====== Dataset content
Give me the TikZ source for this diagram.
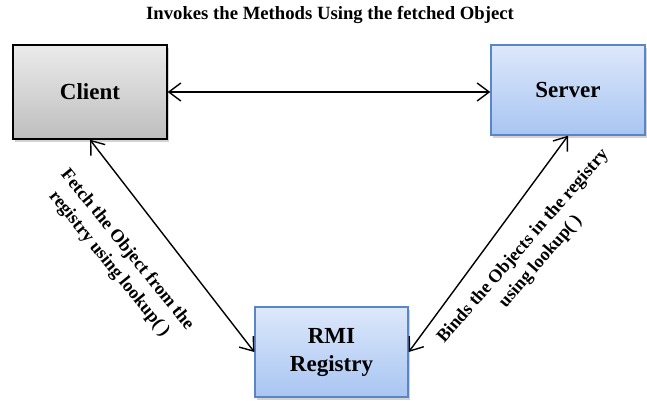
\documentclass[tikz,border=0pt]{standalone}
\usepackage{fontspec}
\setmainfont{Liberation Serif}
\usetikzlibrary{arrows.meta,shadows}
\definecolor{clienttop}{HTML}{EBEBEB}
\definecolor{clientbot}{HTML}{BEBEBE}
\definecolor{bluetop}{HTML}{DDE8FB}
\definecolor{bluebot}{HTML}{A8C5F2}
\definecolor{blueedge}{HTML}{5A86C8}
\tikzset{
  box/.style={minimum width=154pt, minimum height=92pt, inner sep=0pt, align=center,
    font=\fontsize{23}{28}\selectfont\bfseries, line width=1.4pt,
    drop shadow={opacity=0.35, shadow xshift=2pt, shadow yshift=-3pt}},
  graybox/.style={box, draw=black, top color=clienttop, bottom color=clientbot},
  bluebox/.style={box, draw=blueedge, top color=bluetop, bottom color=bluebot},
  link/.style={line width=1.4pt, {Straight Barb[length=12pt,width=18pt]}-{Straight Barb[length=12pt,width=18pt]}},
  lbl/.style={font=\fontsize{18.2}{23}\selectfont\bfseries, align=center, inner sep=0pt}
}
\begin{document}
\begin{tikzpicture}[x=1pt,y=-1pt]
  \useasboundingbox (0,0) rectangle (647,400);
  \node[lbl, font=\fontsize{18.7}{23}\selectfont\bfseries] (title) at (330,15) {Invokes the Methods Using the fetched Object};
  \node[graybox, minimum height=94pt] (client) at (90,92) {Client};
  \node[bluebox, minimum height=90pt] (server) at (568,90) {Server};
  \node[bluebox, minimum width=153pt, minimum height=90pt] (rmi) at (331.5,352) {RMI\\Registry};
  \draw[link] (client.east) -- (client.east -| server.west);
  \draw[link] (client.south) -- (rmi.west);
  \draw[link] (rmi.east) -- (server.south);
  \node[lbl, rotate=-51] (fetch) at (118,257) {Fetch the Object from the\\registry using lookup( )};
  \node[lbl, rotate=49] (binds) at (532,254) {Binds the Objects in the registry\\using lookup( )};
\end{tikzpicture}
\end{document}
============
The listing above must be printed again exactly, minus its pictures.

Complete response
Give me the TikZ source for this diagram.
\documentclass[tikz,border=0pt]{standalone}
\usepackage{fontspec}
\setmainfont{Liberation Serif}
\usetikzlibrary{arrows.meta,shadows}
\definecolor{clienttop}{HTML}{EBEBEB}
\definecolor{clientbot}{HTML}{BEBEBE}
\definecolor{bluetop}{HTML}{DDE8FB}
\definecolor{bluebot}{HTML}{A8C5F2}
\definecolor{blueedge}{HTML}{5A86C8}
\tikzset{
  box/.style={minimum width=154pt, minimum height=92pt, inner sep=0pt, align=center,
    font=\fontsize{23}{28}\selectfont\bfseries, line width=1.4pt,
    drop shadow={opacity=0.35, shadow xshift=2pt, shadow yshift=-3pt}},
  graybox/.style={box, draw=black, top color=clienttop, bottom color=clientbot},
  bluebox/.style={box, draw=blueedge, top color=bluetop, bottom color=bluebot},
  link/.style={line width=1.4pt, {Straight Barb[length=12pt,width=18pt]}-{Straight Barb[length=12pt,width=18pt]}},
  lbl/.style={font=\fontsize{18.2}{23}\selectfont\bfseries, align=center, inner sep=0pt}
}
\begin{document}
\begin{tikzpicture}[x=1pt,y=-1pt]
  \useasboundingbox (0,0) rectangle (647,400);
  \node[lbl, font=\fontsize{18.7}{23}\selectfont\bfseries] (title) at (330,15) {Invokes the Methods Using the fetched Object};
  \node[graybox, minimum height=94pt] (client) at (90,92) {Client};
  \node[bluebox, minimum height=90pt] (server) at (568,90) {Server};
  \node[bluebox, minimum width=153pt, minimum height=90pt] (rmi) at (331.5,352) {RMI\\Registry};
  \draw[link] (client.east) -- (client.east -| server.west);
  \draw[link] (client.south) -- (rmi.west);
  \draw[link] (rmi.east) -- (server.south);
  \node[lbl, rotate=-51] (fetch) at (118,257) {Fetch the Object from the\\registry using lookup( )};
  \node[lbl, rotate=49] (binds) at (532,254) {Binds the Objects in the registry\\using lookup( )};
\end{tikzpicture}
\end{document}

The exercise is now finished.